In the figure below, we compare the adversarial accuracy of robust networks on RobustBench against pointwise threat models and distributional threat models. We notice a significant drop of the adversarial accuracy even for those neural networks robust against pointwise threat models.

Shortfall of WD-adversarial accuracy on CIFAR-10 with different metrics $l_{\infty}$ (left) and $l_{2}$ (right). We testify our proposed attack on all neural networks from RobustBench .

Asymptotically Certified Bound

We write \(\mathcal{R}_{\delta}:=A_{\delta}/A\) as a metric of robustness, and the adversarial loss condition on the misclassified images as

\[W(\delta)=\sup_{Q\in B_{\delta}(P)}\E_{Q}[J_{\theta}(x,y)|S^{c}].\]

We note that an upper bound on $\mathcal{R}_\delta$ is given by any adversarial attack. In particular,

\[\mathcal{R}_\delta \leq \mathcal{R}^u_\delta:= Q_\delta(S)/A.\]
Under the above assumptions, we have an asymptotic lower bound as $\delta\to 0$ $$ \mathcal{R}_\delta\geq \frac{W(0)-V(\delta)}{W(0)-V(0)} +o(\delta)=\widetilde{\mathcal{R}}_\delta^l+o(\delta)=\overline{\mathcal{R}}^l_\delta+o(\delta), $$ where the first order approximations are given by $$ \widetilde{\mathcal{R}}_\delta^l=\frac{W(0)-\E_{Q_{\delta}}[J_{\theta}(x,y)]}{W(0)-V(0)}\quad \text{and} \quad \overline{\mathcal{R}}_{\delta}^l=\frac{W(0)-V(0)-\delta\Upsilon}{W(0)-V(0)}. $$

Consequently, \(\mathcal{R}^l_{\delta}=\min\{\widetilde{\mathcal{R}}_\delta^l, \overline{\mathcal{R}}_{\delta}^l\}\) allows us to estimate the model robustness without performing any sophisticated adversarial attack. We plot our proposed bounds against the reference robust metric on CIFAR-100 and ImageNet datasets as below. For CIFAR-10 dataset, we refer to our paper. Notably, the bounds provided here is order of magnitude faster to compute than the reference value $\mathcal{R}_{\delta}$ by using AutoAttack .

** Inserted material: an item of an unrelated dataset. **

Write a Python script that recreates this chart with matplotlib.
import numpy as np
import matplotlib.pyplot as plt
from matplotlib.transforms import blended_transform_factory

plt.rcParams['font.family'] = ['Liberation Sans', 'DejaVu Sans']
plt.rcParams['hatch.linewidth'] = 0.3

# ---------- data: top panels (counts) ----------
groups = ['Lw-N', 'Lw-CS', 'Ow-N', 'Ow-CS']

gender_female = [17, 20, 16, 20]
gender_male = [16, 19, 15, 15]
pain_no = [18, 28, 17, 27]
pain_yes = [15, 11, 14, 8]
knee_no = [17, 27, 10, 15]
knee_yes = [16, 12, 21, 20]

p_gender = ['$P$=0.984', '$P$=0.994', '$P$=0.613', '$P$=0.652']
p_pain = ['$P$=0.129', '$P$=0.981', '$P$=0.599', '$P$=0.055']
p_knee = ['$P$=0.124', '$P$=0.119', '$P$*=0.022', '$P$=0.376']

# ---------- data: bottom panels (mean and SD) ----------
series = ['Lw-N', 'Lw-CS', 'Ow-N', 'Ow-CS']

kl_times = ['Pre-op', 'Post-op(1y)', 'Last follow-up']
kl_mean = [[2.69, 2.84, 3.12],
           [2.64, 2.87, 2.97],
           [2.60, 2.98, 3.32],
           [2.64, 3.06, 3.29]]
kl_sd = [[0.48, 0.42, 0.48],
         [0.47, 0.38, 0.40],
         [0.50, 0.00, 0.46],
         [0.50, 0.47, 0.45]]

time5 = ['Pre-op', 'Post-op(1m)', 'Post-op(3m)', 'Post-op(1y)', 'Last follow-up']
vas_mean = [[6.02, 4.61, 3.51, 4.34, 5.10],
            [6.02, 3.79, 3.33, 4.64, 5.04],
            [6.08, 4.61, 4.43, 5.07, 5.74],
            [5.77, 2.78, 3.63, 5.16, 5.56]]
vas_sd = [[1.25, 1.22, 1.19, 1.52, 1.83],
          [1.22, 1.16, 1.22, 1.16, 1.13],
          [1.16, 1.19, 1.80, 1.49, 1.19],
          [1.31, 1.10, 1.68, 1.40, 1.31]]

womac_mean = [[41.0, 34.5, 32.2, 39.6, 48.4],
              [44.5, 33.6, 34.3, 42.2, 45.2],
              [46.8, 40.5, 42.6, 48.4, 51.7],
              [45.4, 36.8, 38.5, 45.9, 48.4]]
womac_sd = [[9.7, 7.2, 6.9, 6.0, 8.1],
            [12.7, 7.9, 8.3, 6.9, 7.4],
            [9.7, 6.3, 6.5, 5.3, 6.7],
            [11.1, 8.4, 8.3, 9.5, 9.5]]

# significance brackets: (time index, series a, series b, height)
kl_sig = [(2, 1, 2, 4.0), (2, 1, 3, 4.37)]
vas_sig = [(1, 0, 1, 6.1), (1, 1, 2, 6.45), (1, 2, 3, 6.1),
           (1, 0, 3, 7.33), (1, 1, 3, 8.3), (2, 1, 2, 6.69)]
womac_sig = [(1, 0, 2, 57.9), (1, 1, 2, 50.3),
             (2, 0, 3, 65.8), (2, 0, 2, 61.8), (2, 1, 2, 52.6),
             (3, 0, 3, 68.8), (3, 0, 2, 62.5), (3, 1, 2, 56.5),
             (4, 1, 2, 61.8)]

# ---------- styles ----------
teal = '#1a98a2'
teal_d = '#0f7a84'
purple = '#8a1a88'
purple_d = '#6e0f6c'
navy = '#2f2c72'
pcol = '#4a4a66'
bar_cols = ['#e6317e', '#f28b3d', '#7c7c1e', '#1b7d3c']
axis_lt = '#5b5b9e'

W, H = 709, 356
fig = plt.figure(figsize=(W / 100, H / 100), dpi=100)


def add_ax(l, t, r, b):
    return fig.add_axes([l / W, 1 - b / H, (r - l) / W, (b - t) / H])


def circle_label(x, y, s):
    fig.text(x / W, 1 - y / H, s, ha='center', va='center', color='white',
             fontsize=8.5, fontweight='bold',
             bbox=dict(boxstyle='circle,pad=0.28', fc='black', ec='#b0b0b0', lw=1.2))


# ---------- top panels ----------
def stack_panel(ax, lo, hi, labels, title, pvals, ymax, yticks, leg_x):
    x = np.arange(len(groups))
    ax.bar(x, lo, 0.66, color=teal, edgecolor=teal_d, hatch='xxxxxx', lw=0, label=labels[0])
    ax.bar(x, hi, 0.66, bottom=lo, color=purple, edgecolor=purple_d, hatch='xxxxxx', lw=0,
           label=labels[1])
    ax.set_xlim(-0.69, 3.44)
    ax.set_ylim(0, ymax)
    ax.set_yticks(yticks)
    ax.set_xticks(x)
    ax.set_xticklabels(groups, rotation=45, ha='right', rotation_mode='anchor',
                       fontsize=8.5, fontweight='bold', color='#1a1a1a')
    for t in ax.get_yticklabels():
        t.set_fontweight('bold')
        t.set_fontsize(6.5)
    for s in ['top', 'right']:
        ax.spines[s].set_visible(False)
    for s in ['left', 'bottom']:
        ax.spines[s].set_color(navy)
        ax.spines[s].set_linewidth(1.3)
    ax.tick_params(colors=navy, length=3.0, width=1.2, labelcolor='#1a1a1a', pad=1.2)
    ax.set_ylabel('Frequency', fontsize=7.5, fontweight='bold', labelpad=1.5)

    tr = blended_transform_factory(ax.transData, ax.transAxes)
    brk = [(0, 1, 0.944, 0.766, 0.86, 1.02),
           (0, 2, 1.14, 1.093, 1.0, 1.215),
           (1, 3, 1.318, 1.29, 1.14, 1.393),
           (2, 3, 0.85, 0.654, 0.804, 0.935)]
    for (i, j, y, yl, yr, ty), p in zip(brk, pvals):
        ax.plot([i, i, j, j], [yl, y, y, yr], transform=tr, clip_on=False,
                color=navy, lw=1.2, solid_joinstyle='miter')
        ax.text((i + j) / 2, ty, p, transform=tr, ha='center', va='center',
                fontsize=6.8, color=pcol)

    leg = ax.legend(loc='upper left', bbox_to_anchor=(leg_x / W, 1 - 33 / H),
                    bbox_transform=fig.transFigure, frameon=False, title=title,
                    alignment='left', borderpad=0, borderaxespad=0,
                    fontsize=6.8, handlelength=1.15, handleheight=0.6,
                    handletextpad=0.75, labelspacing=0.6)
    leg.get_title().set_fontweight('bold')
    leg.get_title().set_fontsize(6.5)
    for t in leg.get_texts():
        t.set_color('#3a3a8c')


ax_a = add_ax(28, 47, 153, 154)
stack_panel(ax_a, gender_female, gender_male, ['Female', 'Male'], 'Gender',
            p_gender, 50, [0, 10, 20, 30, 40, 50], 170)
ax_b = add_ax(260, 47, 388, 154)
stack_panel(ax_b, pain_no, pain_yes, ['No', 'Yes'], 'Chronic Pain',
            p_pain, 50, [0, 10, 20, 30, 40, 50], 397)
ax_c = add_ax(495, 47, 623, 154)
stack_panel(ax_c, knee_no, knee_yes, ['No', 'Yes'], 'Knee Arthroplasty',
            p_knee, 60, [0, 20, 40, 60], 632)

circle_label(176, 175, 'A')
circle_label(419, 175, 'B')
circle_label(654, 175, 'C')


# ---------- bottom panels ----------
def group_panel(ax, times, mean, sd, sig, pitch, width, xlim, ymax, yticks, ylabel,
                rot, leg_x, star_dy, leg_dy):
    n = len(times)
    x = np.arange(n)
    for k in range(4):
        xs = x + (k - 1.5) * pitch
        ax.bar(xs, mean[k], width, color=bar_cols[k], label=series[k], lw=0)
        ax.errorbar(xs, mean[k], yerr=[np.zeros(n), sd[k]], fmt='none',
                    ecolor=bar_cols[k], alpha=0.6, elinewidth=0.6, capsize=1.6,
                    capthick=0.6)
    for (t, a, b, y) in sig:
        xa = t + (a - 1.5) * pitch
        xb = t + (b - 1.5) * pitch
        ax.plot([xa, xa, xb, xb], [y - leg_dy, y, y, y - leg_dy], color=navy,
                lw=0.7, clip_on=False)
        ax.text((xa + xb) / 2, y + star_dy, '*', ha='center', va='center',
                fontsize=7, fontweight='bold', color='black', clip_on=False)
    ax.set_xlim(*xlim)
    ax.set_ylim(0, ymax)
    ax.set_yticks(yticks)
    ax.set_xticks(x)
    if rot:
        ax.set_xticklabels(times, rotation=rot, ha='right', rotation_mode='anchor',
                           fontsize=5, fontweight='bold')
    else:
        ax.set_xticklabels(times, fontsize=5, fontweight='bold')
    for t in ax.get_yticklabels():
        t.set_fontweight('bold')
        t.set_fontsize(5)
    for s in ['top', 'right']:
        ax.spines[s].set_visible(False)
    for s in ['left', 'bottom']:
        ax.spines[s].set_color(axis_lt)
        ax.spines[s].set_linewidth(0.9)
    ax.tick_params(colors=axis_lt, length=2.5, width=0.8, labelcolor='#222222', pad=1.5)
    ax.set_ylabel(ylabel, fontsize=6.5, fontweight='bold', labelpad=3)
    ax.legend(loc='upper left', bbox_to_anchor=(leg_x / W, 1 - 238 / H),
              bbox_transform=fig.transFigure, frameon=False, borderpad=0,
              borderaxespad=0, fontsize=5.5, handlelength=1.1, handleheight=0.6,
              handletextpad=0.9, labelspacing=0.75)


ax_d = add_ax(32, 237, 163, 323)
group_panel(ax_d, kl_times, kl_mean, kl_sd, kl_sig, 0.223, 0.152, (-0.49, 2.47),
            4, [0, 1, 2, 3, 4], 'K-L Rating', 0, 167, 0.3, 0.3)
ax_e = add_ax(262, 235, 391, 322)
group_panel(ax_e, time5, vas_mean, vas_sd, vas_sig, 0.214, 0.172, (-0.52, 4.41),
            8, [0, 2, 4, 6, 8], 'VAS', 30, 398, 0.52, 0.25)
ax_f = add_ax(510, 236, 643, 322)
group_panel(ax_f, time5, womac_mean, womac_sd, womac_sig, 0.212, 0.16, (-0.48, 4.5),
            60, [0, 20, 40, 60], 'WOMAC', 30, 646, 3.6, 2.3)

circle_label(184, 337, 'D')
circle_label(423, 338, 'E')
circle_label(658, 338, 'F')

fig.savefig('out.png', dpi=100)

$\mathcal{R}^{u}$ & $\mathcal{R}^{l}$ versus $\mathcal{R}$ on CIFAR-100 (top) and ImageNet (bottom).

Out-of-Sample Performance

Our results on distributionally adversarial robustness translate into bounds for performance of the trained DNN on unseen data. We rely on the concentration inequality of empirical measures. Let us fix $1<p<n/2$. We assume the training set is i.i.d sampled from the true distribution $P$ with size $N$. Then the empirical measure of the training set $\widehat{P}$ is a random measure, and satisfies

\[\mathbb{P}(\mathcal{W}_p(\widehat{P},P)\geq \varepsilon)\leq K \exp(-KN\varepsilon^n),\]

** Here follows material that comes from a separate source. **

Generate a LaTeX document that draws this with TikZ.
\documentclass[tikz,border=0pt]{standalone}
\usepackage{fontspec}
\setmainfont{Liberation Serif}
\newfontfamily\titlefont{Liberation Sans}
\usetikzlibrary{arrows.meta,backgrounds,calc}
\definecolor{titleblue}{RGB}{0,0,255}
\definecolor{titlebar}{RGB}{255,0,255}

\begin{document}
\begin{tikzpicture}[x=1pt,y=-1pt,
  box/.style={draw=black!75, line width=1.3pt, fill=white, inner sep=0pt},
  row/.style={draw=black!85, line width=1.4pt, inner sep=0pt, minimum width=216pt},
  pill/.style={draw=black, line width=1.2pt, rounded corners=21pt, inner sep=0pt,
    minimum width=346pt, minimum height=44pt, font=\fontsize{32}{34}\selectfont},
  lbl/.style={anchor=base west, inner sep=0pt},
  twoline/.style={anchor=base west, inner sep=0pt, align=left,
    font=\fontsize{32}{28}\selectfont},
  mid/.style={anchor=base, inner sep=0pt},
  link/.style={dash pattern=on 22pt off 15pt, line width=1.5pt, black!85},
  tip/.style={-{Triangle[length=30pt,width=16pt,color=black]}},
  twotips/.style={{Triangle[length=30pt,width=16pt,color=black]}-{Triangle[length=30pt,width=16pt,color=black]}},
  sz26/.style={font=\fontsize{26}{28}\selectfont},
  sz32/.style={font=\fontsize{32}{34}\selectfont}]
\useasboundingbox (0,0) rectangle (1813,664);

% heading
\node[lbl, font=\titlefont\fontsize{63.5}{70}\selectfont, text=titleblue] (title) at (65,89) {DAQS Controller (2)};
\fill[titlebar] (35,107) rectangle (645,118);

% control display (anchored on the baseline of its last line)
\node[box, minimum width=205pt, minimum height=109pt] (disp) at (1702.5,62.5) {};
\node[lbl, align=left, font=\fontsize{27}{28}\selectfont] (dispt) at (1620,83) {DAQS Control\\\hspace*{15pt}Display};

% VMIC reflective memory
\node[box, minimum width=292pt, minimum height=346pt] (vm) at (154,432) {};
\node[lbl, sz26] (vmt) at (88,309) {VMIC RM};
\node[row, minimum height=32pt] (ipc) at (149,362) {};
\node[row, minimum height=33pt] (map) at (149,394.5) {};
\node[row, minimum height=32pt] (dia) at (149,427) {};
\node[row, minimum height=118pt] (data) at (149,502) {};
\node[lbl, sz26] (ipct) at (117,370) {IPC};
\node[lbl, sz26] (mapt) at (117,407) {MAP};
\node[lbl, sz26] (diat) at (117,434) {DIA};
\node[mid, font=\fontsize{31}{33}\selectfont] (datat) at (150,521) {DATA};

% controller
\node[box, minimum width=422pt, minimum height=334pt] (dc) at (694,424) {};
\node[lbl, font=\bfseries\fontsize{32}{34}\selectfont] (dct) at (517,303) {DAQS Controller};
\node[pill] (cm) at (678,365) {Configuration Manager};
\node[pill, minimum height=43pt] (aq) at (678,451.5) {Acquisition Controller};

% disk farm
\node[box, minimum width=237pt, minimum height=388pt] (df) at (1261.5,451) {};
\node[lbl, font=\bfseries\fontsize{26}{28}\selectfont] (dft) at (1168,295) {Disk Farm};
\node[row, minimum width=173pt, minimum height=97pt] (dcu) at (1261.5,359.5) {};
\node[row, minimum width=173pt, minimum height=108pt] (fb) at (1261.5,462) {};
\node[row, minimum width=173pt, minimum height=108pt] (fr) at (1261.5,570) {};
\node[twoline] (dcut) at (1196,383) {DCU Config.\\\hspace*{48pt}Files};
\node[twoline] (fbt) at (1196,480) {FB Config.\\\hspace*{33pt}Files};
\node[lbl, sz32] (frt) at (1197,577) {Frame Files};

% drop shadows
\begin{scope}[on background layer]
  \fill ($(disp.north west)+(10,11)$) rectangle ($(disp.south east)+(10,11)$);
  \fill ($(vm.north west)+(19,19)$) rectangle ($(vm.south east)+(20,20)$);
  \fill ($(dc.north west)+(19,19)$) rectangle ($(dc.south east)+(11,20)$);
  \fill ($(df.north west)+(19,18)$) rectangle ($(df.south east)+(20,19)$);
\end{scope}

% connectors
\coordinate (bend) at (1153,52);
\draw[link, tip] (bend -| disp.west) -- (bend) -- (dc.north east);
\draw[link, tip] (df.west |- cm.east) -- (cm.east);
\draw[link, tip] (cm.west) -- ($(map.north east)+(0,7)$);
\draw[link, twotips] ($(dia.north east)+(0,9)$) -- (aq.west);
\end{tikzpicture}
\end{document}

where $K$ is a constant depending on $p$ and $n$. Thank to W-DRO framework, such an estimate naturally yields the out-of-performance of neural networks under distributional threat models.

Under above Assumptions, with probability at least \(1-K \exp(-KN\varepsilon^{n})\) we have \begin{equation*} V(\delta)\leq \widehat{V}(\delta) + \varepsilon\sup_{Q\in B_{\delta}^{\star}(\widehat{P})}\Bigl(\E_{Q}\|\nabla_{x}J_{\theta}(x,y)\|_{s}^{q}\Bigr)^{1/q} + o(\varepsilon)\leq \widehat{V}(\delta)+ L\varepsilon \end{equation*} where \(B_{\delta}^{\star}(\widehat{P})=\arg\max_{Q\in B_{\delta}(\widehat{P})}\E_{Q}[J_{\theta}(x,y)]\) and constant \(K\) only depends on $p$ and $n$.

We remark that the above results are easily extended to the out-of-sample performance on the test set, via the triangle inequality.

Conclusion

Our work contributes to the understanding of robustness of DNN classifiers. It also offers a wider viewpoint on the question of robustness and naturally links the questions of adversarial attacks, out-of-sample performance, out-of-distribution performance and Knightian uncertainty. By introducing a first-order Adversarial Attack (AA) algorithm, we not only encompass existing methods like FGSM and PGD but also offer new insights into distributional threat models. We believe our research opens up many avenues for future work, especially training robust neural networks under distributional threat models.